A smile broke across Oliver’s lips as he gasped in mock dismay. “How dare you insult my patients. I’ll have you know they’re all very fine corpses.”

“Your corpses pale in comparison to Aldorhaven’s.”

“Ah, yes, mine are sorely lacking in insects.”

Gwen laughed with a gag. “Touché. So according to Mr. Allen’s book, Ekland should be buried up by the tree line.”

“And so is Lindstrom.”

Glancing up the hill, Oliver could make out a mausoleum with Ekland inscribed upon the pediment and a cluster of graves about ten feet away that must have belonged to the woman’s family. The further up the hill they got, the stronger the smell of rain became. Thunder rumbled in the distance, drawing a grimace from Gwen.

“Let’s split up. You take Ekland, and I’ll take Lindstrom. If either of us sees anything, we call the other.”

Nodding, Gwen ambled up the hill toward the stately granite mausoleum. Oliver trailed his eyes over the headstones leading up to the dead woman’s grave for any sign of his mother’s name but found nothing. A low iron fence surrounded the plot of graves. The ones at the center were the oldest, dating back to the early 1700s with newer graves flanking them on all sides. Some had already been overtaken by the woods. Moss crawled over the stones likea green carpet, and lichen chewed at their names until they were scarcely recognizable while the trees looming over the graves hissed as Oliver grew closer. From the corner of his eye, he thought he saw something move behind him, but when he looked, he saw only Gwen prodding at the mausoleum with her powers. He took two steps and stopped when a twig snapped behind him. Whipping around, Oliver found the graveyard empty, apart from a blackbird pecking at the base of a tree. Oliver shook his head. All the talk of murderers and the reanimated dead was getting to him.

Picking around the nearest graves, Oliver’s eyes flitted across the names of Sarah Lindstrom’s ancestors and family until he found her now empty grave only half a yard from the tree line. He eyed the dense woods suspiciously, but when the lowest branches didn’t jump out to grab him, he inched closer to Sarah Lindstrom’s headstone. The dirt around it looked undisturbed. Kneeling, Oliver tugged at the grass to see if someone had peeled away the sod, but it didn’t budge. Up close, he could see a seam in the dirt where it had been moved, just not in the way someone digging a grave would have done it. It was almost like the dirt and grass had been parted down the center and knitted back together. An earthmancer or a plantmancer could have done it, but that would require several people with powers working together to raise the dead. A conspiracy to terrorize the town would be far harder to deal with than a rogue necromancer. If that was the case and there were multiple people involved, they would need to call in more investigators.

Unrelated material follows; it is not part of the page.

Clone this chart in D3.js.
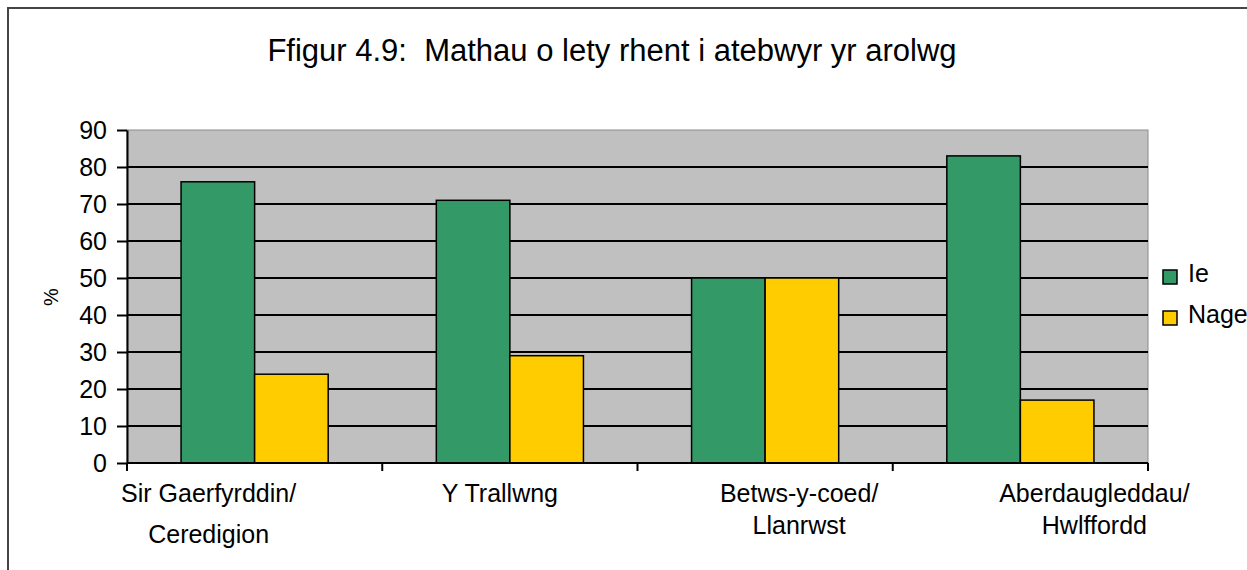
<!DOCTYPE html>
<html>
<head>
<meta charset="utf-8">
<script src="https://cdn.jsdelivr.net/npm/d3@7"></script>
<style>
  body { margin: 0; background: #fff; }
  svg { display: block; font-family: "Liberation Sans", Arial, sans-serif; }
</style>
</head>
<body>
<svg></svg>
<script>
const WIDTH = 1247;
const HEIGHT = 570;

// data
const categories = [
  ['Sir Gaerfyrddin/', 'Ceredigion'],
  ['Y Trallwng'],
  ['Betws-y-coed/', 'Llanrwst'],
  ['Aberdaugleddau/', 'Hwlffordd']
];
const seriesNames = ['Ie', 'Nage'];
const ieValues = [76, 71, 50, 83];
const nageValues = [24, 29, 50, 17];
const yTicks = [0, 10, 20, 30, 40, 50, 60, 70, 80, 90];

const colours = ['#339966', '#ffcc00'];
// the category labels are not centred under their groups in the original
const labelShift = [-46, -10, 34, 74];
const labelGap = [41, 0, 32, 32];

const svg = d3.select('svg').attr('width', WIDTH).attr('height', HEIGHT);

// outer frame
svg.append('rect')
  .attr('x', 8).attr('y', 8)
  .attr('width', 1400).attr('height', 700)
  .attr('fill', 'none')
  .attr('stroke', '#444')
  .attr('stroke-width', 2);

svg.append('text')
  .attr('x', 612).attr('y', 61)
  .attr('text-anchor', 'middle')
  .attr('font-size', 31)
  .style('white-space', 'pre')
  .text('Ffigur 4.9:  Mathau o lety rhent i atebwyr yr arolwg');

const plot = {left: 127, right: 1148, top: 130, bottom: 463};

const keys = categories.map((c, i) => i);
const x0 = d3.scaleBand().domain(keys).range([plot.left, plot.right]);
const x1 = d3.scaleBand().domain(seriesNames).range([0, x0.bandwidth()]).paddingOuter(0.735);
const y = d3.scaleLinear().domain([0, 90]).range([plot.bottom, plot.top]);

svg.append('rect')
  .attr('x', plot.left).attr('y', plot.top)
  .attr('width', plot.right - plot.left).attr('height', plot.bottom - plot.top)
  .attr('fill', '#c0c0c0')
  .attr('stroke', '#8c8c8c')
  .attr('stroke-width', 1);

// gridlines
svg.append('g')
  .selectAll('line')
  .data(yTicks.filter(t => t > 0 && t < 90))
  .join('line')
  .attr('x1', plot.left).attr('x2', plot.right)
  .attr('y1', d => y(d)).attr('y2', d => y(d))
  .attr('stroke', '#000')
  .attr('stroke-width', 2);

const rows = keys.map(i => ({i, values: [ieValues[i], nageValues[i]]}));

svg.append('g')
  .selectAll('g')
  .data(rows)
  .join('g')
  .attr('transform', d => `translate(${x0(d.i)},0)`)
  .selectAll('rect')
  .data(d => d.values.map((v, s) => ({s, v})))
  .join('rect')
  .attr('x', d => x1(seriesNames[d.s]))
  .attr('y', d => y(d.v))
  .attr('width', x1.bandwidth())
  .attr('height', d => y(0) - y(d.v))
  .attr('fill', d => colours[d.s])
  .attr('stroke', '#000')
  .attr('stroke-width', 1.5);

// y axis
const yAxis = svg.append('g')
  .attr('transform', `translate(${plot.left},0)`)
  .call(d3.axisLeft(y).tickValues(yTicks).tickSize(10).tickPadding(10).tickSizeOuter(0));
yAxis.select('.domain').attr('stroke', '#000').attr('stroke-width', 2);
yAxis.selectAll('.tick line').attr('stroke', '#000').attr('stroke-width', 2);
yAxis.selectAll('.tick text')
  .attr('font-size', 25)
  .attr('font-family', '"Liberation Sans", Arial, sans-serif')
  .attr('fill', '#000');

// x axis
svg.append('line')
  .attr('x1', plot.left).attr('x2', plot.right)
  .attr('y1', plot.bottom).attr('y2', plot.bottom)
  .attr('stroke', '#000').attr('stroke-width', 2);
const bounds = keys.map(i => x0(i)).concat([plot.right]);
svg.append('g')
  .selectAll('line')
  .data(bounds)
  .join('line')
  .attr('x1', d => d).attr('x2', d => d)
  .attr('y1', plot.bottom).attr('y2', plot.bottom + 8)
  .attr('stroke', '#000').attr('stroke-width', 2);

svg.append('g')
  .selectAll('text')
  .data(rows)
  .join('text')
  .attr('text-anchor', 'middle')
  .attr('font-size', 25)
  .attr('transform', d => `translate(${x0(d.i) + x0.bandwidth() / 2 + labelShift[d.i]},502)`)
  .selectAll('tspan')
  .data(d => categories[d.i].map((t, k) => ({t, k, gap: labelGap[d.i]})))
  .join('tspan')
  .attr('x', 0)
  .attr('y', d => d.k * d.gap)
  .text(d => d.t);

// y title
svg.append('text')
  .attr('transform', 'translate(58,297) rotate(-90)')
  .attr('text-anchor', 'middle')
  .attr('font-size', 20)
  .text('%');

// legend
const legend = svg.append('g')
  .selectAll('g')
  .data(seriesNames)
  .join('g')
  .attr('transform', (d, i) => `translate(1163,${270 + i * 41})`);
legend.append('rect')
  .attr('width', 14).attr('height', 14)
  .attr('fill', (d, i) => colours[i])
  .attr('stroke', '#000').attr('stroke-width', 1.5);
legend.append('text')
  .attr('x', 25).attr('y', 12)
  .attr('font-size', 25)
  .text(d => d);
</script>
</body>
</html>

As Oliver stood and dusted his hands on his trousers, a branch slammed hard into his back. The breath whooshed out of his lungs as he tumbled between the trees and a wave of magic so strong it seemed to penetrate his bones washed over him. Landing hard on his hands and knees, Oliver retched and coughed away the strange magic. He shut his eyes against the nausea, but when he opened them and sat back on his heels, panic lanced through him. Gone were Gwen and the cemetery, and in their place stood the endless forest of the Dysterwood.